Give again, word for word, the lines below that run from the line with "Reproduce this chart with Bokeh." through the line with "rate_err = 0.013". Drop the pictures.
━━ Input material
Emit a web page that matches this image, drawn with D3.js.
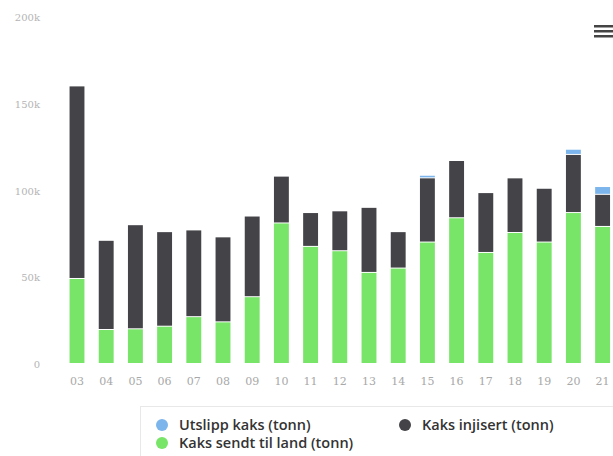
<!DOCTYPE html>
<html>
<head>
<meta charset="utf-8">
<script src="https://cdn.jsdelivr.net/npm/d3@7"></script>
<style>
  body { margin: 0; background: #fff; }
  svg { display: block; }
</style>
</head>
<body>
<div id="chart"></div>
<script>
// data (tonn)
const years = ["03", "04", "05", "06", "07", "08", "09", "10", "11", "12", "13", "14", "15", "16", "17", "18", "19", "20", "21"];
const sendtTilLand = [49000, 19600, 20000, 21500, 27000, 24000, 38500, 81000, 67500, 65000, 52500, 55000, 70000, 84000, 64000, 75500, 70000, 87000, 79000];
const injisert = [111000, 51400, 60000, 54500, 50000, 49000, 46500, 27000, 19500, 23000, 37500, 21000, 37000, 33000, 34500, 31500, 31000, 33500, 18500];
const utslipp = [0, 0, 0, 0, 0, 0, 0, 0, 0, 0, 0, 0, 1500, 0, 0, 0, 0, 3000, 4500];
const yTicks = [0, 50000, 100000, 150000, 200000];

const width = 613, height = 456;

const series = [
  { key: "land", name: "Kaks sendt til land (tonn)", values: sendtTilLand, color: "#78e468" },
  { key: "inj", name: "Kaks injisert (tonn)", values: injisert, color: "#434348" },
  { key: "uts", name: "Utslipp kaks (tonn)", values: utslipp, color: "#7cb5ec" }
];

const rows = years.map((y, i) => ({ year: y, land: sendtTilLand[i], inj: injisert[i], uts: utslipp[i] }));
const stacked = d3.stack().keys(series.map(s => s.key))(rows);

const svg = d3.select("#chart").append("svg")
  .attr("width", width)
  .attr("height", height);

const x = d3.scaleBand()
  .domain(years)
  .range([62.4, 617.2])
  .paddingInner(0.49)
  .paddingOuter(0.245);

const y = d3.scaleLinear()
  .domain([0, 200000])
  .range([364, 17]);

// y labels
svg.append("g")
  .selectAll("text")
  .data(yTicks)
  .join("text")
  .attr("x", 40)
  .attr("y", d => y(d) + 4)
  .attr("text-anchor", "end")
  .attr("font-family", "DejaVu Serif, serif")
  .attr("font-size", 10)
  .attr("fill", "#b4b4b4")
  .text(d => d === 0 ? "0" : d / 1000 + "k");

// bars
svg.append("g")
  .selectAll("g")
  .data(stacked)
  .join("g")
  .attr("fill", (d, i) => series[i].color)
  .selectAll("rect")
  .data(d => d)
  .join("rect")
  .attr("x", d => x(d.data.year))
  .attr("width", x.bandwidth())
  .attr("y", d => y(d[1]))
  .attr("height", d => Math.max(0, y(d[0]) - y(d[1]) - (d[1] > d[0] ? 1 : 0)))
  .attr("stroke", "none");

// x labels
svg.append("g")
  .selectAll("text")
  .data(years)
  .join("text")
  .attr("x", d => x(d) + x.bandwidth() / 2)
  .attr("y", 385)
  .attr("text-anchor", "middle")
  .attr("font-family", "DejaVu Serif, serif")
  .attr("font-size", 11)
  .attr("fill", "#a8a8a8")
  .text(d => d);

// menu icon
svg.append("g")
  .selectAll("rect")
  .data([0, 1, 2])
  .join("rect")
  .attr("x", 594)
  .attr("y", d => 25 + d * 5)
  .attr("width", 20)
  .attr("height", 2.5)
  .attr("fill", "#444");

// legend
svg.append("rect")
  .attr("x", 140.5)
  .attr("y", 406.5)
  .attr("width", 480)
  .attr("height", 60)
  .attr("fill", "none")
  .attr("stroke", "#e8e8e8");

const legendItems = [
  { s: series[2], x: 162, y: 425 },
  { s: series[1], x: 405, y: 425 },
  { s: series[0], x: 162, y: 443 }
];

const lg = svg.append("g")
  .selectAll("g")
  .data(legendItems)
  .join("g")
  .attr("transform", d => `translate(${d.x},${d.y})`);

lg.append("circle")
  .attr("r", 6)
  .attr("fill", d => d.s.color);

lg.append("text")
  .attr("x", 17)
  .attr("y", 5)
  .attr("font-family", "Open Sans, sans-serif")
  .attr("font-size", 14.5)
  .attr("font-weight", 600)
  .attr("fill", "#333")
  .text(d => d.s.name);
</script>
</body>
</html>
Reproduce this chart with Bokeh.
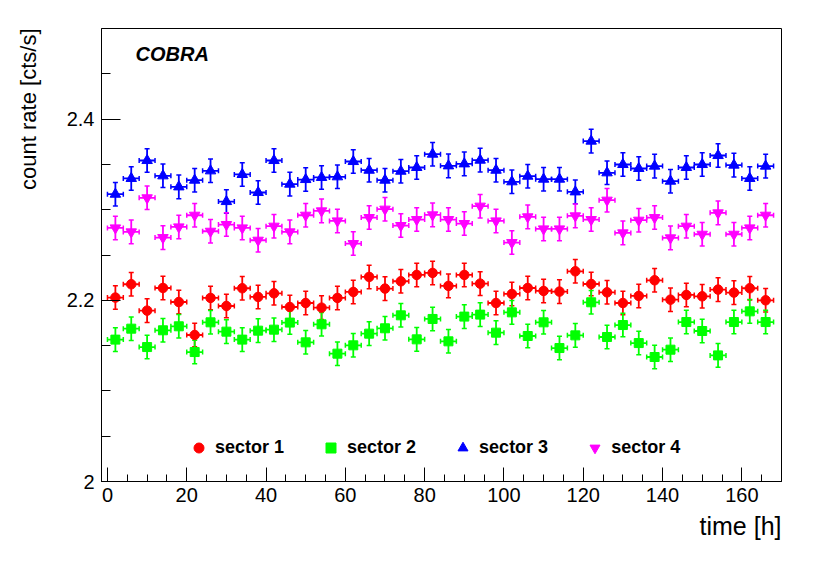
import math
from bokeh.plotting import figure
from bokeh.models import (ColumnDataSource, Range1d, SingleIntervalTicker, Label, Title,
                          Legend, LegendItem, Whisker, TeeHead, CustomJSTickFormatter)
from bokeh.embed import file_html
from bokeh.resources import INLINE

# ---------------- data ----------------
time_h = [2, 6, 10, 14, 18, 22, 26, 30, 34, 38, 42, 46, 50, 54, 58, 62, 66, 70, 74, 78, 82,
          86, 90, 94, 98, 102, 106, 110, 114, 118, 122, 126, 130, 134, 138, 142, 146, 150,
          154, 158, 162, 166]
time_err = 2.0
rate_err = 0.013

sector1 = [2.2030, 2.2177, 2.1886, 2.2136, 2.1981, 2.1617, 2.2026, 2.1937, 2.2133, 2.2037,
           2.2077, 2.1926, 2.1970, 2.1919, 2.2026, 2.2092, 2.2258, 2.2129, 2.2210, 2.2280,
           2.2302, 2.2159, 2.2280, 2.2184, 2.1970, 2.2070, 2.2136, 2.2103, 2.2096, 2.2320,
           2.2180, 2.2088, 2.1970, 2.2048, 2.2221, 2.2007, 2.2059, 2.2044, 2.2118, 2.2085,
           2.2133, 2.2000]
sector2 = [2.1566, 2.1687, 2.1484, 2.1669, 2.1713, 2.1429, 2.1757, 2.1654, 2.1566, 2.1665,
           2.1676, 2.1754, 2.1536, 2.1735, 2.1411, 2.1503, 2.1632, 2.1691, 2.1834, 2.1569,
           2.1794, 2.1547, 2.1820, 2.1842, 2.1643, 2.1867, 2.1606, 2.1757, 2.1473, 2.1613,
           2.1978, 2.1595, 2.1727, 2.1528, 2.1374, 2.1455, 2.1760, 2.1661, 2.1392, 2.1760,
           2.1878, 2.1760]
sector3 = [2.3171, 2.3345, 2.3543, 2.3374, 2.3252, 2.3326, 2.3429, 2.3090, 2.3389, 2.3190,
           2.3543, 2.3282, 2.3333, 2.3356, 2.3363, 2.3532, 2.3436, 2.3326, 2.3425, 2.3466,
           2.3613, 2.3484, 2.3506, 2.3547, 2.3436, 2.3308, 2.3370, 2.3337, 2.3337, 2.3197,
           2.3757, 2.3407, 2.3499, 2.3455, 2.3481, 2.3315, 2.3466, 2.3499, 2.3598, 2.3492,
           2.3345, 2.3481]
sector4 = [2.2799, 2.2755, 2.3131, 2.2692, 2.2810, 2.2939, 2.2762, 2.2836, 2.2799, 2.2663,
           2.2818, 2.2755, 2.2939, 2.2987, 2.2876, 2.2626, 2.2913, 2.3006, 2.2825, 2.2891,
           2.2943, 2.2891, 2.2847, 2.3039, 2.2876, 2.2637, 2.2921, 2.2788, 2.2788, 2.2932,
           2.2891, 2.3105, 2.2744, 2.2884, 2.2913, 2.2689, 2.2818, 2.2729, 2.2965, 2.2729,
           2.2799, 2.2939]

series_names = ["sector 1", "sector 2", "sector 3", "sector 4"]
series_values = [sector1, sector2, sector3, sector4]
series_colors = ["#ff0000", "#00ff00", "#0000ff", "#ff00ff"]
series_markers = ["circle", "square", "triangle", "inverted_triangle"]
series_sizes = [9.5, 9, 10.5, 10.5]

x_title = "time [h]"
y_title = "count rate [cts/s]"

FONT = "Liberation Sans"

# ---------------- figure ----------------
p = figure(width=820, height=571, x_range=Range1d(-1.5, 170), y_range=Range1d(2.0, 2.5),
           output_backend="svg", toolbar_location=None,
           min_border_left=99, min_border_right=39, min_border_top=28, min_border_bottom=90)
p.background_fill_color = "white"
p.border_fill_color = "white"
p.outline_line_color = "black"
p.outline_line_width = 1
p.xgrid.visible = False
p.ygrid.visible = False

p.xaxis.ticker = SingleIntervalTicker(interval=20, num_minor_ticks=4)
p.yaxis.ticker = SingleIntervalTicker(interval=0.2, num_minor_ticks=4)
p.yaxis.formatter = CustomJSTickFormatter(code="return Number(tick.toFixed(2)).toString();")

for ax in (p.xaxis[0], p.yaxis[0]):
    ax.axis_line_color = "black"
    ax.major_tick_line_color = "black"
    ax.minor_tick_line_color = "black"
    ax.major_tick_out = 0
    ax.minor_tick_out = 0
    ax.major_label_text_font = FONT
    ax.major_label_text_font_size = "20px"
    ax.major_label_text_color = "black"
p.xaxis.major_tick_in = 14
p.xaxis.minor_tick_in = 7
p.xaxis.major_label_standoff = 6
p.yaxis.major_tick_in = 19
p.yaxis.minor_tick_in = 9
p.yaxis.major_label_standoff = 7

has_align = "axis_label_align" in p.yaxis[0].properties()
if has_align:
    xa, ya = p.xaxis[0], p.yaxis[0]
    xa.axis_label = x_title
    ya.axis_label = y_title
    for ax in (xa, ya):
        ax.axis_label_align = "end"
        ax.axis_label_text_font = FONT
        ax.axis_label_text_font_style = "normal"
        ax.axis_label_text_color = "black"
    # numeric orientation -> label is end-aligned at the axis end
    xa.axis_label_orientation = 0.0
    ya.axis_label_orientation = math.pi / 2
    xa.axis_label_text_font_size = "25px"
    ya.axis_label_text_font_size = "22px"
    xa.axis_label_standoff = 21
    ya.axis_label_standoff = 35
else:
    p.add_layout(Title(text=y_title, align="right", text_font=FONT,
                       text_font_style="normal", text_font_size="22px", text_color="black",
                       standoff=35), "left")
    p.add_layout(Title(text=x_title, align="right", text_font=FONT,
                       text_font_style="normal", text_font_size="25px", text_color="black",
                       standoff=11), "below")

# ---------------- series ----------------
items = []
for name, vals, col, mk, sz in zip(series_names, series_values, series_colors,
                                   series_markers, series_sizes):
    src = ColumnDataSource(dict(
        x=time_h, y=vals,
        xl=[t - time_err for t in time_h], xu=[t + time_err for t in time_h],
        yl=[v - rate_err for v in vals], yu=[v + rate_err for v in vals]))
    for base, lo, up, dim in (("x", "yl", "yu", "height"), ("y", "xl", "xu", "width")):
        w = Whisker(source=src, base=base, lower=lo, upper=up, dimension=dim,
                    line_color=col, line_width=1.8,
                    lower_head=TeeHead(size=5, line_color=col, line_width=1.5),
                    upper_head=TeeHead(size=5, line_color=col, line_width=1.5))
        p.add_layout(w)
    r = p.scatter("x", "y", source=src, marker=mk, size=sz, fill_color=col, line_color=col)
    items.append(LegendItem(label=name, renderers=[r]))

legend = Legend(items=items, orientation="horizontal", location=(85, 21),
                glyph_width=25, glyph_height=25, label_standoff=4, spacing=34,
                padding=0, margin=0, border_line_color=None, background_fill_alpha=0,
                label_text_font=FONT, label_text_font_style="bold",
                label_text_font_size="18px", label_text_color="black")
p.add_layout(legend)

# ---------------- texts ----------------
p.add_layout(Label(x=34, y=428, x_units="screen", y_units="screen", text="COBRA",
                   text_align="left", text_baseline="alphabetic", text_font=FONT,
                   text_font_style="bold italic", text_font_size="20px", text_color="black"))

open("out.html", "w").write(file_html(p, INLINE))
━━━━
## Expected answer
Reproduce this chart with Bokeh.
import math
from bokeh.plotting import figure
from bokeh.models import (ColumnDataSource, Range1d, SingleIntervalTicker, Label, Title,
                          Legend, LegendItem, Whisker, TeeHead, CustomJSTickFormatter)
from bokeh.embed import file_html
from bokeh.resources import INLINE

# ---------------- data ----------------
time_h = [2, 6, 10, 14, 18, 22, 26, 30, 34, 38, 42, 46, 50, 54, 58, 62, 66, 70, 74, 78, 82,
          86, 90, 94, 98, 102, 106, 110, 114, 118, 122, 126, 130, 134, 138, 142, 146, 150,
          154, 158, 162, 166]
time_err = 2.0
rate_err = 0.013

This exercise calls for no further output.